RECORDED DATA:
============================================================

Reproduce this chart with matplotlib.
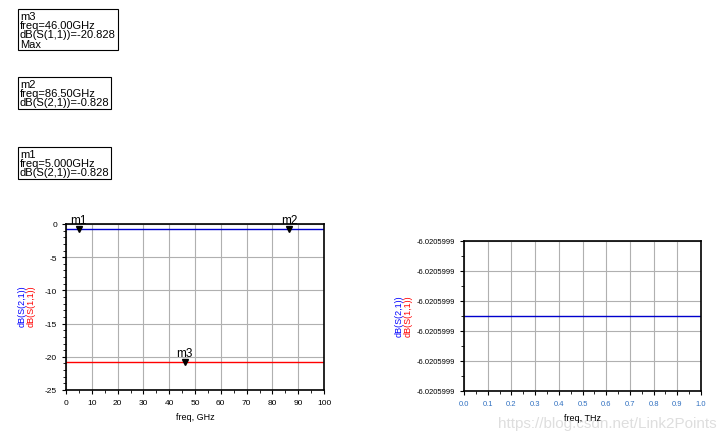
import matplotlib
matplotlib.use("Agg")
import matplotlib.pyplot as plt
import numpy as np
from matplotlib.ticker import MultipleLocator, FormatStrFormatter

plt.rcParams['font.family'] = ['Liberation Sans', 'DejaVu Sans']
plt.rcParams['axes.unicode_minus'] = False

freq_ghz = [0, 100]
s21_db = [-0.828, -0.828]
s11_db = [-20.828, -20.828]
markers = [("m1", 5.0, -0.828), ("m2", 86.5, -0.828), ("m3", 46.0, -20.828)]
freq_thz = [0.0, 1.0]
s21_right = [2.5, 2.5]
right_labels = ["-6.0205999"] * 6

W, H = 728, 439
fig = plt.figure(figsize=(W/100, H/100), dpi=100)

def ax_at(x0, y0, x1, y1):
    return fig.add_axes([x0/W, 1-y1/H, (x1-x0)/W, (y1-y0)/H])

# Left chart
ax = ax_at(66, 225, 324, 391)
ax.plot(freq_ghz, s21_db, color='#0000cc', lw=1)
ax.plot(freq_ghz, s11_db, color='red', lw=1)
ax.set_xlim(0, 100); ax.set_ylim(-25, 0)
ax.xaxis.set_major_locator(MultipleLocator(10)); ax.xaxis.set_minor_locator(MultipleLocator(5))
ax.yaxis.set_major_locator(MultipleLocator(5)); ax.yaxis.set_minor_locator(MultipleLocator(1))
ax.grid(True, color='#b0b0b0', lw=0.8)
ax.tick_params(labelsize=6, length=3, direction='out')
ax.tick_params(which='minor', length=2)
for name, f, v in markers:
    ax.plot([f], [v], marker='v', color='black', ms=4, clip_on=False)
    ax.text(f, v+0.5, name, ha='center', va='bottom', fontsize=8.5)
ax.set_xlabel("freq, GHz", fontsize=6.5)
ax.text(22/W, 1-306/H, "dB(S(2,1))", color='blue', rotation=90, fontsize=6.5, transform=fig.transFigure, ha='center', va='center')
ax.text(31/W, 1-306/H, "dB(S(1,1))", color='red', rotation=90, fontsize=6.5, transform=fig.transFigure, ha='center', va='center')
for s in ax.spines.values(): s.set_linewidth(1.2)

# Right chart
ax2 = ax_at(464, 242, 701, 392)
ax2.plot(freq_thz, s21_right, color='#0000cc', lw=1)
ax2.set_xlim(0, 1); ax2.set_ylim(0, 5)
ax2.xaxis.set_major_locator(MultipleLocator(0.1)); ax2.xaxis.set_minor_locator(MultipleLocator(0.05))
ax2.set_yticks(range(6)); ax2.set_yticklabels(right_labels[::-1])
ax2.yaxis.set_minor_locator(MultipleLocator(0.5))
ax2.xaxis.set_major_formatter(FormatStrFormatter('%.1f'))
ax2.grid(True, color='#b0b0b0', lw=0.8)
ax2.tick_params(labelsize=5.5, length=3)
ax2.tick_params(which='minor', length=2)
for lbl in ax2.get_xticklabels(): lbl.set_color('#3070c0')
ax2.set_xlabel("freq, THz", fontsize=6.5)
ax2.text(399/W, 1-316/H, "dB(S(2,1))", color='blue', rotation=90, fontsize=6.5, transform=fig.transFigure, ha='center', va='center')
ax2.text(408/W, 1-316/H, "dB(S(1,1))", color='red', rotation=90, fontsize=6.5, transform=fig.transFigure, ha='center', va='center')
for s in ax2.spines.values(): s.set_linewidth(1.2)

# Marker boxes
boxes = [
    ("m3\nfreq=46.00GHz\ndB(S(1,1))=-20.828\nMax", 10),
    ("m2\nfreq=86.50GHz\ndB(S(2,1))=-0.828", 78),
    ("m1\nfreq=5.000GHz\ndB(S(2,1))=-0.828", 148),
]
for txt, ytop in boxes:
    fig.text(20/W, 1-(ytop+2)/H, txt, fontsize=8, va='top', ha='left', linespacing=0.9,
             bbox=dict(boxstyle='square,pad=0.15', fc='white', ec='black', lw=0.8))

fig.text(0.985, 0.025, "https://blog.csdn.net/Link2Points", fontsize=11, color='#d0d0d0', ha='right', alpha=0.7, zorder=-1)
fig.savefig("out.png", dpi=100)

============================================================

STATED EXERCISE:
Skip every picture and return the lines above from the top through the one that contains "plt.rcParams['axes.unicode_minus'] = False".

THE REPLY:
Reproduce this chart with matplotlib.
import matplotlib
matplotlib.use("Agg")
import matplotlib.pyplot as plt
import numpy as np
from matplotlib.ticker import MultipleLocator, FormatStrFormatter

plt.rcParams['font.family'] = ['Liberation Sans', 'DejaVu Sans']
plt.rcParams['axes.unicode_minus'] = False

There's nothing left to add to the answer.